Microsoft System Tracks Pedophiles

TORONTO — In January 2003, a Toronto Police detective sent an e-mail to Microsoft Chairman and Chief Software Architect Bill Gates asking for help in the fight against child exploitation.

Today that plea was answered with the official launch of the Child Exploitation Tracking System (CETS). Development of the CETS system began in 2003 and involved the Toronto Police Service, the Royal Canadian Mounted Police (RCMP), the U.S. Department of Homeland Security (DHS) and other global law enforcement bodies.

CETS is a Microsoft-developed, security-enhanced database that works with existing offender tracking systems in various global jurisdictions to allow investigators to tap into the data and make connections that help them more effectively track, locate and ultimately arrest offenders.

CETS is based on Microsoft Windows and Microsoft SQL, though according to Microsoft Canada President David Hemler the system won’t force authorities to migrate to Windows and/or other Microsoft products.

“The system was designed to be able to integrate with the offender management systems around the world,” Hemler explained in a morning press conference. “We didn’t want them to have to migrate off those systems. A lot of design went into the interoperability and open standard of this.”

Police services are able to tap into the CETS system via an Internet portal over a secure connection. The system has been in active beta testing since at least October 2004, and the Toronto Police Service together with the RCMP claim it has helped in the arrest of at least four alleged criminals.

CETS was rolled out in Canada but has not yet seen time in the U.S., though the goal is to roll the system out globally. Hemler and RCMP Commissioner Giuliano Zaccardelli stressed that collaboration with the DHS was a critical aspect of the development of CETS.
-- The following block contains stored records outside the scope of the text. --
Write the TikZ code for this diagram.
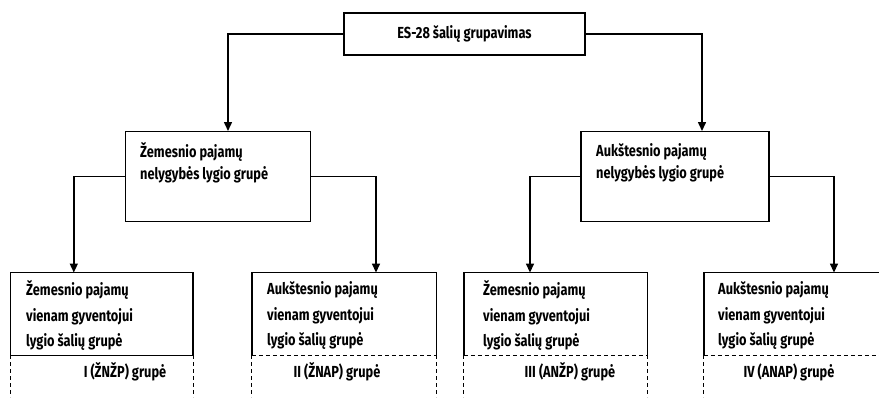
\documentclass[tikz,border=0pt]{standalone}
\usepackage{fontspec}
\setmainfont{Fira Sans}[FakeStretch=0.8]
\usetikzlibrary{arrows.meta}
\begin{document}
\begin{tikzpicture}[x=1pt,y=-1pt,
  box/.style={draw, line width=1.4pt, inner sep=0pt},
  frame/.style={inner sep=0pt},
  txt/.style={inner sep=0pt, anchor=west, align=left, font=\bfseries\fontsize{16}{22}\selectfont},
  txtb/.style={inner sep=0pt, anchor=west, align=left, font=\bfseries\fontsize{16}{25.5}\selectfont},
  lab/.style={inner sep=0pt, font=\bfseries\fontsize{16}{18}\selectfont},
  arr/.style={line width=1.5pt, -{Triangle[length=9pt,width=8pt]}},
  edge/.style={line width=1.4pt},
  dsh/.style={line width=1.1pt, dash pattern=on 4pt off 3pt}]
\useasboundingbox (0,0) rectangle (879,397);
% top
\node[box, minimum width=241pt, minimum height=42pt, font=\bfseries\fontsize{16}{18}\selectfont] (top) at (464.5,34) {ES-28 šalių grupavimas};
% middle
\node[box, minimum width=185pt, minimum height=90pt] (midL) at (218,176.7) {};
\node[box, minimum width=188pt, minimum height=90pt] (midR) at (675,176.7) {};
\node[txt] (tL) at (140,163) {Žemesnio pajamų\\nelygybės lygio grupė};
\node[txt] (tR) at (596,163) {Aukštesnio pajamų\\nelygybės lygio grupė};
% bottom frames
\node[frame, minimum width=182.3pt, minimum height=82.3pt] (b1) at (101.8,313.9) {};
\node[frame, minimum width=184pt, minimum height=82.3pt] (b2) at (344,313.9) {};
\node[frame, minimum width=183pt, minimum height=82.3pt] (b3) at (555.5,313.9) {};
\node[frame, minimum width=178pt, minimum height=82.3pt] (b4) at (793,313.9) {};
\foreach \b in {b1,b2,b3,b4}{
  \draw[edge] (\b.south west) -- (\b.north west) -- (\b.north east) -- (\b.south east);
  \draw[dsh] (\b.south west) -- ++(0,42);
  \draw[dsh] (\b.south east) -- ++(0,42);
}
\draw[edge] (b1.south west) -- (b1.south east);
\draw[dsh] (b2.south west) -- (b2.south east);
\draw[dsh] (b3.south west) -- (b3.south east);
\draw[dsh] (b4.south west) -- (b4.south east);
\node[txtb] (t1) at (26,315.5) {Žemesnio pajamų\\vienam gyventojui\\lygio šalių grupė};
\node[txtb] (t2) at (267,315.5) {Aukštesnio pajamų\\vienam gyventojui\\lygio šalių grupė};
\node[txtb] (t3) at (483,315.5) {Žemesnio pajamų\\vienam gyventojui\\lygio šalių grupė};
\node[txtb] (t4) at (718,315.5) {Aukštesnio pajamų\\vienam gyventojui\\lygio šalių grupė};
\node[lab] (g1) at (125,372) {I (ŽNŽP) grupė};
\node[lab] (g2) at (337,372) {II (ŽNAP) grupė};
\node[lab] (g3) at (570,372) {III (ANŽP) grupė};
\node[lab] (g4) at (789,372) {IV (ANAP) grupė};
% connectors
\draw[arr] (top.west) -| ([xshift=10pt]midL.north);
\draw[arr] (top.east) -| ([xshift=27pt]midR.north);
\draw[arr] (midL.west) -| ([xshift=-28pt]b1.north);
\draw[arr] (midL.east) -| ([xshift=32pt]b2.north);
\draw[arr] (midR.west) -| ([xshift=-25.5pt]b3.north);
\draw[arr] (midR.east) -| ([xshift=41pt]b4.north);
\end{tikzpicture}
\end{document}
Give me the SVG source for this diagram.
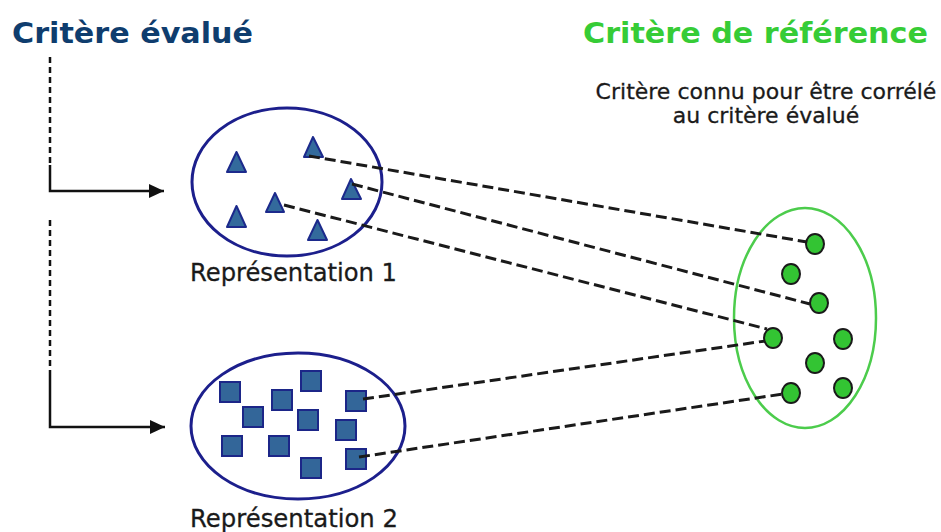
<svg xmlns="http://www.w3.org/2000/svg" width="941" height="532" viewBox="0 0 941 532">
<defs>
<style>
.title{font-family:"DejaVu Sans",Verdana,sans-serif;font-weight:bold;font-size:29px}
.lbl{font-family:"DejaVu Sans",Verdana,sans-serif;font-size:24px;fill:#1a1a1a;stroke:#1a1a1a;stroke-width:0.3}
.note{font-family:"DejaVu Sans",Verdana,sans-serif;font-size:22px;fill:#1a1a1a;stroke:#1a1a1a;stroke-width:0.3;text-anchor:middle}
.set{fill:none;stroke:#1c1f8c;stroke-width:3}
.ref{fill:none;stroke:#4ccc4c;stroke-width:2.5}
.tri{fill:#336a9c;stroke:#1c2a8c;stroke-width:2;stroke-linejoin:round}
.sq{fill:#336699;stroke:#1c2688;stroke-width:2}
.dot{fill:#33c433;stroke:#1a1a1a;stroke-width:2}
.dash{fill:none;stroke:#1a1a1a;stroke-width:3;stroke-dasharray:11 5}
.vd{fill:none;stroke:#111;stroke-width:2.5;stroke-dasharray:6 4}
.solid{fill:none;stroke:#111;stroke-width:2.5}
</style>
<marker id="arr" markerUnits="userSpaceOnUse" markerWidth="16" markerHeight="14" refX="15" refY="7" orient="auto">
<path d="M0,0 L15,7 L0,14 z" fill="#111"/>
</marker>
</defs>
<rect width="941" height="532" fill="#fff"/>

<g id="title-evalue">
<text class="title" x="12" y="43" fill="#0f3d6e" textLength="241" lengthAdjust="spacingAndGlyphs">Critère évalué</text>
</g>
<g id="title-reference">
<text class="title" x="583" y="43" fill="#36cc36" textLength="345" lengthAdjust="spacingAndGlyphs">Critère de référence</text>
<text class="note" x="766" y="99">Critère connu pour être corrélé</text>
<text class="note" x="766" y="123">au critère évalué</text>
</g>

<g id="representation1">
<ellipse class="set" cx="287" cy="182" rx="95" ry="74"/>
<polygon class="tri" points="236.5,152 227,172 246,172"/>
<polygon class="tri" points="313,137 304,157 323,157"/>
<polygon class="tri" points="351,179 342,199 361,199"/>
<polygon class="tri" points="275,193 266,212 284,212"/>
<polygon class="tri" points="236.5,206 227,227 246,227"/>
<polygon class="tri" points="317.5,220 308,240 327,240"/>
<text class="lbl" x="190" y="281" textLength="207" lengthAdjust="spacingAndGlyphs">Représentation 1</text>
</g>

<g id="representation2">
<ellipse class="set" cx="298" cy="426" rx="107" ry="73"/>
<rect class="sq" x="220" y="382" width="20" height="20"/>
<rect class="sq" x="272" y="390" width="20" height="20"/>
<rect class="sq" x="301" y="371" width="20" height="20"/>
<rect class="sq" x="346" y="391" width="20" height="20"/>
<rect class="sq" x="243" y="407" width="20" height="20"/>
<rect class="sq" x="298" y="410" width="20" height="20"/>
<rect class="sq" x="336" y="420" width="20" height="20"/>
<rect class="sq" x="222" y="436" width="20" height="20"/>
<rect class="sq" x="269" y="436" width="20" height="20"/>
<rect class="sq" x="301" y="458" width="20" height="20"/>
<rect class="sq" x="346" y="449" width="20" height="20"/>
<text class="lbl" x="190" y="527" textLength="208" lengthAdjust="spacingAndGlyphs">Représentation 2</text>
</g>

<g id="reference-set">
<ellipse class="ref" cx="805" cy="318" rx="71" ry="110"/>
<ellipse class="dot" cx="815" cy="244" rx="9" ry="10"/>
<ellipse class="dot" cx="791" cy="274" rx="9" ry="10"/>
<ellipse class="dot" cx="819" cy="303" rx="9" ry="10"/>
<ellipse class="dot" cx="773" cy="338" rx="9" ry="10"/>
<ellipse class="dot" cx="843" cy="339" rx="9" ry="10"/>
<ellipse class="dot" cx="815" cy="363" rx="9" ry="10"/>
<ellipse class="dot" cx="843" cy="388" rx="9" ry="10"/>
<ellipse class="dot" cx="791" cy="393" rx="9" ry="10"/>
</g>

<g id="connectors">
<line class="vd" x1="50" y1="57" x2="50" y2="165"/>
<polyline class="solid" points="50,165 50,191 164,191" marker-end="url(#arr)"/>
<line class="vd" x1="50" y1="220" x2="50" y2="372"/>
<polyline class="solid" points="50,372 50,427 165,427" marker-end="url(#arr)"/>
<line class="dash" x1="309" y1="156" x2="807" y2="242"/>
<line class="dash" x1="352" y1="184" x2="810" y2="304"/>
<line class="dash" x1="284" y1="205" x2="767" y2="329"/>
<line class="dash" x1="363" y1="399" x2="765" y2="341"/>
<line class="dash" x1="359" y1="457" x2="783" y2="394"/>
</g>
</svg>
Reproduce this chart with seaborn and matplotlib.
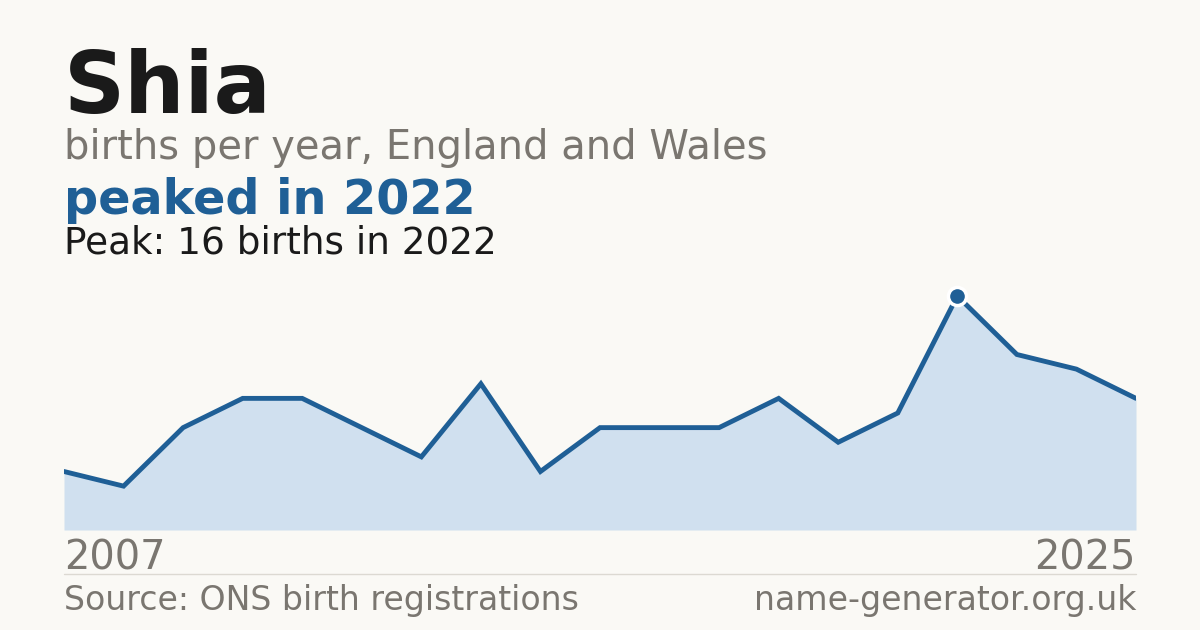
import matplotlib
matplotlib.use("Agg")
import matplotlib.pyplot as plt
import seaborn as sns
import pandas as pd

# data
years = list(range(2007, 2026))
births = [4, 3, 7, 9, 9, 7, 5, 10, 4, 7, 7, 7, 9, 6, 8, 16, 12, 11, 9]

name = "Shia"
subtitle = "births per year, England and Wales"
headline = "peaked in 2022"
peak_note = "Peak: 16 births in 2022"
source = "Source: ONS birth registrations"
site = "name-generator.org.uk"

BG = "#faf9f5"
BLUE = "#1f5f96"
FILL = "#d0e0ef"
GREY = "#7a7670"
DARK = "#1a1a1a"

sns.set_theme(style="white")
plt.rcParams['font.family'] = ['DejaVu Sans']

W, H = 1200, 630
fig = plt.figure(figsize=(12, 6.3), dpi=100)
fig.patch.set_facecolor(BG)

def fx(px):
    return px / W

def fy(py):
    return 1 - py / H

# plot area
ax = fig.add_axes([fx(64), fy(530), fx(1136 - 64), (530 - 296) / H])
ax.set_facecolor(BG)
df = pd.DataFrame({'year': years, 'births': births})

ax.fill_between(df['year'], df['births'], 0, color=FILL, lw=0)
sns.lineplot(data=df, x='year', y='births', ax=ax, color=BLUE, lw=3.5,
             solid_joinstyle='miter')

peak_i = df['births'].idxmax()
ax.scatter([df['year'][peak_i]], [df['births'][peak_i]], s=170, color=BLUE,
           edgecolor='white', linewidth=2.5, zorder=5, clip_on=False)

ax.set_xlim(years[0], years[-1])
ax.set_ylim(0, max(births))
ax.axis('off')

# header text
fig.text(fx(64), fy(113), name, fontsize=61, fontweight='bold', color=DARK, va='baseline')
fig.text(fx(64), fy(159), subtitle, fontsize=28.8, color=GREY, va='baseline')
fig.text(fx(64), fy(214), headline, fontsize=34.4, fontweight='bold', color=BLUE, va='baseline')
fig.text(fx(64), fy(253), peak_note, fontsize=26.9, color=DARK, va='baseline')

# x end labels
fig.text(fx(64), fy(570), str(years[0]), fontsize=28.7, color=GREY, va='baseline')
fig.text(fx(1136), fy(570), str(years[-1]), fontsize=28.7, color=GREY, va='baseline', ha='right')

# divider and footer
fig.add_artist(plt.Line2D([fx(64), fx(1136)], [fy(574), fy(574)], color='#dcd9d2', lw=1))
fig.text(fx(64), fy(610), source, fontsize=23.9, color=GREY, va='baseline')
fig.text(fx(1136), fy(610), site, fontsize=23.9, color=GREY, va='baseline', ha='right')

fig.savefig("out.png", dpi=100, facecolor=BG)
“One of the key design point we had is that we had great collaboration from the department of Homeland Security early on in our process up here to give us input into how they could use and how they might use it and how it might be applicable in the U.S.,” Hemler said. “We’re actively working with law enforcement agencies within the U.S. to take what we’ve learned with CETS and make it available there.”

To date, Microsoft has donated the software and services behind CETS to the Toronto Police Service and Canadian authorities. Microsoft has also pledged to continue to support it both locally and on a global basis making it available for free to authorities that want to use the service.

“We’ve given away all of our software and service in the development of CETS, roughly $2.5 million to date; we’ve additionally committed $2 million around this project office to ensure that deployment within Canada and on a global basis continues and we’re committed to give this software away to any police or law enforcement organizations on a worldwide basis that want it,” Hemler said.


Microsoft will not directly be making any money from the CETS initiative; rather it is seen as part of the software giant’s commitment to being a good citizen.

“There is no additional revenue for Microsoft,” Hemler said. “What’s in it for Microsoft is a safer Internet upon which we all live and work, which is a huge aspect of what we believe is important in society.


“Frankly it amounts to doing the right thing.”